Europe’s Internal Divisions and Terror Risk |
Terrorism has evolved. It no longer requires a foreign passport or an overseas command centre — it breeds inside European cities, feeding on the continent’s own political dysfunction. And while European governments have invested heavily in security infrastructure, the sobering truth is that the greatest obstacle to effective counterterrorism is not the enemy without, but the divisions within. The European Union’s structural fragmentation has quietly become one of the most exploitable weaknesses in the Western security order.
The contradiction at the heart of EU security cooperation is straightforward: the Union asks sovereign states to share the burden of a collective threat without surrendering the sovereignty that makes collective action difficult. Security policy remains a national prerogative, which means counterterrorism coordination depends not on binding institutional authority, but on voluntary political will. That will is unreliable. It bends under electoral pressure, shifts with governments, and shrinks when domestic agendas conflict with collective necessity. Every time a member state places its polling calculations above its security obligations, it opens a gap — and gaps are what terrorists are trained to find.
The legal incoherence across the Union compounds the problem. There is no single, binding definition of terrorism that applies uniformly to all twenty-seven member states. What one country designates as a terrorist organisation, a neighbour may treat as a political movement deserving legal protection. The result is a continent-wide patchwork of inconsistent laws and enforcement standards. These inconsistencies are not merely administrative inconveniences — they function as operational opportunities for extremist networks, which move freely between jurisdictions, exploit legal ambiguities, and rebuild in whichever space offers the least resistance. Legislative fragmentation, in effect, does part of the terrorists’ work for them.

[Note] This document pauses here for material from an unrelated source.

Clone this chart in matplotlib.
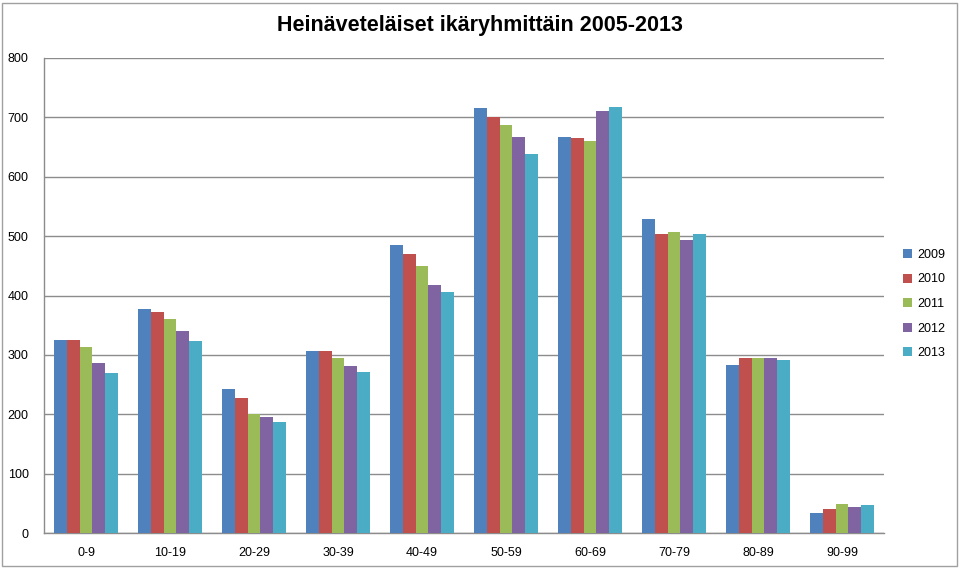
import matplotlib
matplotlib.use("Agg")
import matplotlib.pyplot as plt
import numpy as np
from matplotlib.patches import Rectangle

categories = ["0-9", "10-19", "20-29", "30-39", "40-49", "50-59", "60-69", "70-79", "80-89", "90-99"]
years = ["2009", "2010", "2011", "2012", "2013"]
v2009 = [325, 378, 243, 306, 485, 716, 667, 529, 283, 34]
v2010 = [325, 373, 227, 307, 470, 700, 666, 503, 294, 40]
v2011 = [313, 360, 201, 295, 450, 688, 660, 507, 294, 49]
v2012 = [286, 341, 196, 282, 418, 667, 711, 493, 294, 44]
v2013 = [270, 323, 187, 271, 406, 638, 718, 503, 292, 48]
series = [v2009, v2010, v2011, v2012, v2013]
colors = ["#4F81BD", "#C0504D", "#9BBB59", "#8064A2", "#4BACC6"]
yticks = [0, 100, 200, 300, 400, 500, 600, 700, 800]
title = "Heinäveteläiset ikäryhmittäin 2005-2013"

plt.rcParams['font.family'] = ['Liberation Sans', 'DejaVu Sans']
fig = plt.figure(figsize=(9.6, 5.69), dpi=100)
ax = fig.add_axes([44/960, 1-533/569, (884-44)/960, (533-58)/569])

x = np.arange(len(categories))
bw = 0.153
for i, (vals, c, yr) in enumerate(zip(series, colors, years)):
    ax.bar(x + (i - 2) * bw, vals, width=bw, color=c, label=yr, zorder=3)

ax.set_xlim(-0.5, len(categories) - 0.5)
ax.set_ylim(0, 800)
ax.set_yticks(yticks)
ax.set_yticklabels([str(t) for t in yticks], fontsize=9)
ax.set_xticks(x)
ax.set_xticklabels(categories, fontsize=9)
ax.tick_params(axis='x', length=0, pad=10)
ax.tick_params(axis='y', length=0, pad=11)
ax.yaxis.grid(True, color='#8C8C8C', linewidth=1, zorder=0)
for s in ['top', 'right']:
    ax.spines[s].set_visible(False)
for s in ['left', 'bottom']:
    ax.spines[s].set_color('#8C8C8C')
    ax.spines[s].set_linewidth(1)

fig.legend(loc='center left', bbox_to_anchor=(898/960, 1-304/569), frameon=False,
           fontsize=9, handlelength=0.7, handleheight=0.7, handletextpad=0.45,
           labelspacing=1.0, borderaxespad=0)

fig.text(480/960, 1-25/569, title, ha='center', va='center', fontsize=15.5, fontweight='bold')

border = Rectangle((2/960, 3/569), 955/960, 563/569, transform=fig.transFigure,
                   fill=False, edgecolor='#A0A0A0', linewidth=1)
fig.patches.append(border)

fig.savefig("out.png", dpi=100)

The politicisation of counterterrorism has made things worse. Across Europe, the security debate has been absorbed into the broader culture war over immigration and national identity, transforming a matter of strategic necessity into a partisan battleground. Security policy that shifts with every election cycle cannot address a threat that operates across decades. When fighting terrorism becomes a campaign slogan rather than a governing commitment, the policies that follow tend to be reactive, inconsistent, and ultimately ineffective. The threat is generational; the political attention span is not.
Intelligence sharing remains the most dangerous failure of all. Europol exists, joint databases exist, formal frameworks for cooperation exist — and yet the actual exchange of actionable intelligence between member states continues to fall far short of what the threat demands. Institutional distrust, competition between agencies, and the reluctance to expose sources all act as friction in a system that requires frictionless communication. The pattern is damning and repetitive: after nearly every major attack in recent years, investigators have discovered that the relevant intelligence existed somewhere in the European system — it simply never reached the people who needed it in time. That is not a technical failure. It is a political one.
The disparity in security capacity between member states creates additional vulnerabilities. France, Germany, and Italy bring sophisticated intelligence services and deep resources to the collective effort. Smaller or newer members often do not. Terrorist networks understand this geography of weakness and navigate it accordingly — targeting the least monitored crossing, the least resourced border post, the most isolated node in the network. Raising the floor of security capacity across the Union is not charity; it is strategic self-interest.
Homegrown radicalisation adds yet another layer of complexity. An alarming share of recent attacks has been carried out not by operatives infiltrated from abroad, but by European citizens — individuals radicalised online, marginalised within their own societies, and recruited through digital ecosystems that no border control can intercept. Addressing this requires governments to invest in the social conditions that make radicalisation less likely: meaningful integration, targeted education, and systematic dismantling of the extremist propaganda infrastructure that operates largely unchallenged across digital platforms.
Europe is not without resources, institutions, or resolve. What it lacks is coherence. The Commission, Parliament, and member state governments have produced frameworks, roadmaps, and action plans in abundance. The deficit lies in implementation — in the willingness to let collective commitments override national hesitation. Until that changes, Europe’s counterterrorism posture will remain structurally compromised: sophisticated in design, inconsistent in practice, and perpetually vulnerable to a threat that exploits precisely the gaps that political division leaves open. Unity is not an idealistic ambition in this context. It is the minimum requirement for survival.